Available data —
.....

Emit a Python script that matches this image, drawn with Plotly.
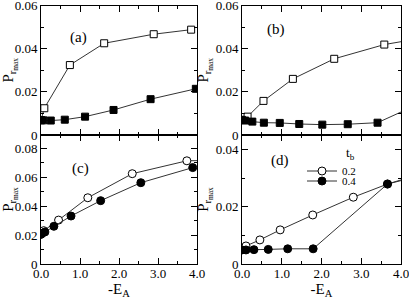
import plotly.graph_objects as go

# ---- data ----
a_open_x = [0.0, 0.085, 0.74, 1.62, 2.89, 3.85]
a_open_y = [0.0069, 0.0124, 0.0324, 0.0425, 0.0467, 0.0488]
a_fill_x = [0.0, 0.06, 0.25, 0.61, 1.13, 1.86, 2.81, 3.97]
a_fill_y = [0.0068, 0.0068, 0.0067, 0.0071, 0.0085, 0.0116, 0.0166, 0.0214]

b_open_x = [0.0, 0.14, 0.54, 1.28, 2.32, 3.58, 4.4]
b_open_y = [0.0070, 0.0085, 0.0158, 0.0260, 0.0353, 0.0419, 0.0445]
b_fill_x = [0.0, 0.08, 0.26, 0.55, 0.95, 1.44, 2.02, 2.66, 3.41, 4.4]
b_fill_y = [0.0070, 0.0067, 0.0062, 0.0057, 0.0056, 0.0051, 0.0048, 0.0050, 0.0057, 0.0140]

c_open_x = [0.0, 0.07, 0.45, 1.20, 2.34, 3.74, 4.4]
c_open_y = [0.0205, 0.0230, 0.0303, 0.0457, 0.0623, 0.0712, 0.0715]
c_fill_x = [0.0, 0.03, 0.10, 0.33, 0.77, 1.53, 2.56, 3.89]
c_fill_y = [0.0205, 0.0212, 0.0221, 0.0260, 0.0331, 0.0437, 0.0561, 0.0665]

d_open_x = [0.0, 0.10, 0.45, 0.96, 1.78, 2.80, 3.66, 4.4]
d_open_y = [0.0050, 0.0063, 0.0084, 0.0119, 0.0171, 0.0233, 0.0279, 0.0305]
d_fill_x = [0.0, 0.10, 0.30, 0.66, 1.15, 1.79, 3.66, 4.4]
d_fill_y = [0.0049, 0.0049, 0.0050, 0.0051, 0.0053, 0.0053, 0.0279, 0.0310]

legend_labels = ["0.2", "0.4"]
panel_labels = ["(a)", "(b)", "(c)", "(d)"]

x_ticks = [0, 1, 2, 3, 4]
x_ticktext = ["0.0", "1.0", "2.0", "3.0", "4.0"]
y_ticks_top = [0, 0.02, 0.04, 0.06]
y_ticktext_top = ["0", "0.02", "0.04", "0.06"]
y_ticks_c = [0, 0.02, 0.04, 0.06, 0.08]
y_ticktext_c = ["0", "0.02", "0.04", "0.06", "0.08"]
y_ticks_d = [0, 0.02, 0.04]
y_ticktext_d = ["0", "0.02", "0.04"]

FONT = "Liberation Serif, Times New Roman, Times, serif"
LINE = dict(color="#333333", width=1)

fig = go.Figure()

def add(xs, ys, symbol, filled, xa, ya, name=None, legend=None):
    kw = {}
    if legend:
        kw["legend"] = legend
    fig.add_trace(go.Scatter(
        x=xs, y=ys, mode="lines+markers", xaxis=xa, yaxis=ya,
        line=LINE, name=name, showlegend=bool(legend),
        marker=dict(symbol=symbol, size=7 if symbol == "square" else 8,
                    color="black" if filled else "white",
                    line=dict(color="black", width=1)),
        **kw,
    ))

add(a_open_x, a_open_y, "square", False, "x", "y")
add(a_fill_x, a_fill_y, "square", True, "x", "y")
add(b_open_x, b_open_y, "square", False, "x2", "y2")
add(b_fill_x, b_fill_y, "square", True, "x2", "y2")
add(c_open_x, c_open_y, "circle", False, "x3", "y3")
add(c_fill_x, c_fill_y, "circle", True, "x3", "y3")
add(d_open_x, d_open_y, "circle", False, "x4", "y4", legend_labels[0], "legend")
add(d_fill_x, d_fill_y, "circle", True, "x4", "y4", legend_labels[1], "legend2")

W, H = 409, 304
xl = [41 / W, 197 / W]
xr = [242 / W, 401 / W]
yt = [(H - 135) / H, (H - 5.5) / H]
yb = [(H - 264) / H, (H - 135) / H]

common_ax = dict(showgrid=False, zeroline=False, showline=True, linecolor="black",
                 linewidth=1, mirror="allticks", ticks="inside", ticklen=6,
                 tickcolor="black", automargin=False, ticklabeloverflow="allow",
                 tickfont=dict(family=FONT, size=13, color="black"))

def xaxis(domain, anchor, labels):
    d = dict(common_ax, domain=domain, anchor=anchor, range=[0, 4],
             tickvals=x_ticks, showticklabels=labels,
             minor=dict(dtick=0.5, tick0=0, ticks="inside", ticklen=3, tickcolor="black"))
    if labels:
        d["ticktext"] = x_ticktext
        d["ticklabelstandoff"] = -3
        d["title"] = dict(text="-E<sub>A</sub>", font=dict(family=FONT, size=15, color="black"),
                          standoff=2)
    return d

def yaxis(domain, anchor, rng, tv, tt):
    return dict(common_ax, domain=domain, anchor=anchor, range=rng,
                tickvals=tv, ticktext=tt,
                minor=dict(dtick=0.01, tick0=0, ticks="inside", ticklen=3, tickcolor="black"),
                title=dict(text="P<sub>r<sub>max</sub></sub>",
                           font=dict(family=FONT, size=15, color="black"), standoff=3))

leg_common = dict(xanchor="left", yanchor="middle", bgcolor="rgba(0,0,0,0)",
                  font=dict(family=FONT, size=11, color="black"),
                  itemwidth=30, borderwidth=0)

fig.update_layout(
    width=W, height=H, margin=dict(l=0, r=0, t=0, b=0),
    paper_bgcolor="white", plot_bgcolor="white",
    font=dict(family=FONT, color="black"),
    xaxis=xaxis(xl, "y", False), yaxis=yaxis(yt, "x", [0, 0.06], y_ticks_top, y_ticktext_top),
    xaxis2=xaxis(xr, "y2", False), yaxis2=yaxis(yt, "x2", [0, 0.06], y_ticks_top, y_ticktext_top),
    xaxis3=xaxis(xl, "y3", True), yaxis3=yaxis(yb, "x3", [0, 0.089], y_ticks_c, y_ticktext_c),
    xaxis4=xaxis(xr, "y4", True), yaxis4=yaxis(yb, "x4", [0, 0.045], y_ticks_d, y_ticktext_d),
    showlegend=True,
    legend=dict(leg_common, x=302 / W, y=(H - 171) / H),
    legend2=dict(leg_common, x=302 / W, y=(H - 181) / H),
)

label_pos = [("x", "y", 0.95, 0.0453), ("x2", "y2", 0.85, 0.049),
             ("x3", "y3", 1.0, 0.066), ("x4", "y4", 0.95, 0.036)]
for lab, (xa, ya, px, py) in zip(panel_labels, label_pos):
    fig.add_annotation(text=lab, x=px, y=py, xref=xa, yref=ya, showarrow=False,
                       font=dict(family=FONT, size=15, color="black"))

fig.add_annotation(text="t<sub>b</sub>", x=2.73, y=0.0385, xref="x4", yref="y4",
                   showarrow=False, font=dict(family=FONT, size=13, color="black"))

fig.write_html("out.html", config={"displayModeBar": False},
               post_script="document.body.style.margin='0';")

.....

Task statement — Leave the pictures out and reproduce exactly the lines from the top of the listing above through the line with "0.0116, 0.0166, 0.0214]".

Solution to this task —
Emit a Python script that matches this image, drawn with Plotly.
import plotly.graph_objects as go

# ---- data ----
a_open_x = [0.0, 0.085, 0.74, 1.62, 2.89, 3.85]
a_open_y = [0.0069, 0.0124, 0.0324, 0.0425, 0.0467, 0.0488]
a_fill_x = [0.0, 0.06, 0.25, 0.61, 1.13, 1.86, 2.81, 3.97]
a_fill_y = [0.0068, 0.0068, 0.0067, 0.0071, 0.0085, 0.0116, 0.0166, 0.0214]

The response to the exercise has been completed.